| Stated goal |
All of the material below is to be repeated exactly.

| Materials provided |
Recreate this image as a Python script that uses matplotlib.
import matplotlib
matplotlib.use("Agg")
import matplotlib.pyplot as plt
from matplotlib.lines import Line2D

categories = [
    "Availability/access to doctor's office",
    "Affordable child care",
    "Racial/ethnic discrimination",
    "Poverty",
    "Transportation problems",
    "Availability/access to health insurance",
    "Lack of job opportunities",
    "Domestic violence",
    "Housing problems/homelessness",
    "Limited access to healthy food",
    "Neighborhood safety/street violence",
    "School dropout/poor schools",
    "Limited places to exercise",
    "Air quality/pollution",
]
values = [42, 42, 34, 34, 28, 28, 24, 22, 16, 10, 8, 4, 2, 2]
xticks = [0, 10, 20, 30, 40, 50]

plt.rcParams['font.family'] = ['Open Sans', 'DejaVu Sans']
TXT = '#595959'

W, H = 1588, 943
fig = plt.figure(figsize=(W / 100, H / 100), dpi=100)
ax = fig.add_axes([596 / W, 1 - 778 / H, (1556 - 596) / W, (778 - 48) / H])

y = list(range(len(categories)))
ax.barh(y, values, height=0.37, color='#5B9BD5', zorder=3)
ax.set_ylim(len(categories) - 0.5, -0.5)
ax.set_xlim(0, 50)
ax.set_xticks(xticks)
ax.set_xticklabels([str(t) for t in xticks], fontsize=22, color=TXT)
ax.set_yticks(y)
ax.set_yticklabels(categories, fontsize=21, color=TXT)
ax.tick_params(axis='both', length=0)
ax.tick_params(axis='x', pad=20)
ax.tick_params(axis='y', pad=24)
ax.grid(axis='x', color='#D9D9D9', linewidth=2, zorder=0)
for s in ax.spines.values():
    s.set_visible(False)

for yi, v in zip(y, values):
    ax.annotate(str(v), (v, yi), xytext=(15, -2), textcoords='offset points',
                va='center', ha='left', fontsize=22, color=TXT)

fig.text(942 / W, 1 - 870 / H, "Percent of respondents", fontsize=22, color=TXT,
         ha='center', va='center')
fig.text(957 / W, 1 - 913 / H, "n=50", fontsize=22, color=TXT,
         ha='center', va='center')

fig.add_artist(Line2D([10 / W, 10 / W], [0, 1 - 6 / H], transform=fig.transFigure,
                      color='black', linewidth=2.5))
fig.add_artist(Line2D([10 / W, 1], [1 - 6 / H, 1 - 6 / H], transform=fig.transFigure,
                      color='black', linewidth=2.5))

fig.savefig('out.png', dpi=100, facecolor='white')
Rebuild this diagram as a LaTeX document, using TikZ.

| Correct result |
Recreate this image as a Python script that uses matplotlib.
import matplotlib
matplotlib.use("Agg")
import matplotlib.pyplot as plt
from matplotlib.lines import Line2D

categories = [
    "Availability/access to doctor's office",
    "Affordable child care",
    "Racial/ethnic discrimination",
    "Poverty",
    "Transportation problems",
    "Availability/access to health insurance",
    "Lack of job opportunities",
    "Domestic violence",
    "Housing problems/homelessness",
    "Limited access to healthy food",
    "Neighborhood safety/street violence",
    "School dropout/poor schools",
    "Limited places to exercise",
    "Air quality/pollution",
]
values = [42, 42, 34, 34, 28, 28, 24, 22, 16, 10, 8, 4, 2, 2]
xticks = [0, 10, 20, 30, 40, 50]

plt.rcParams['font.family'] = ['Open Sans', 'DejaVu Sans']
TXT = '#595959'

W, H = 1588, 943
fig = plt.figure(figsize=(W / 100, H / 100), dpi=100)
ax = fig.add_axes([596 / W, 1 - 778 / H, (1556 - 596) / W, (778 - 48) / H])

y = list(range(len(categories)))
ax.barh(y, values, height=0.37, color='#5B9BD5', zorder=3)
ax.set_ylim(len(categories) - 0.5, -0.5)
ax.set_xlim(0, 50)
ax.set_xticks(xticks)
ax.set_xticklabels([str(t) for t in xticks], fontsize=22, color=TXT)
ax.set_yticks(y)
ax.set_yticklabels(categories, fontsize=21, color=TXT)
ax.tick_params(axis='both', length=0)
ax.tick_params(axis='x', pad=20)
ax.tick_params(axis='y', pad=24)
ax.grid(axis='x', color='#D9D9D9', linewidth=2, zorder=0)
for s in ax.spines.values():
    s.set_visible(False)

for yi, v in zip(y, values):
    ax.annotate(str(v), (v, yi), xytext=(15, -2), textcoords='offset points',
                va='center', ha='left', fontsize=22, color=TXT)

fig.text(942 / W, 1 - 870 / H, "Percent of respondents", fontsize=22, color=TXT,
         ha='center', va='center')
fig.text(957 / W, 1 - 913 / H, "n=50", fontsize=22, color=TXT,
         ha='center', va='center')

fig.add_artist(Line2D([10 / W, 10 / W], [0, 1 - 6 / H], transform=fig.transFigure,
                      color='black', linewidth=2.5))
fig.add_artist(Line2D([10 / W, 1], [1 - 6 / H, 1 - 6 / H], transform=fig.transFigure,
                      color='black', linewidth=2.5))

fig.savefig('out.png', dpi=100, facecolor='white')
Rebuild this diagram as a LaTeX document, using TikZ.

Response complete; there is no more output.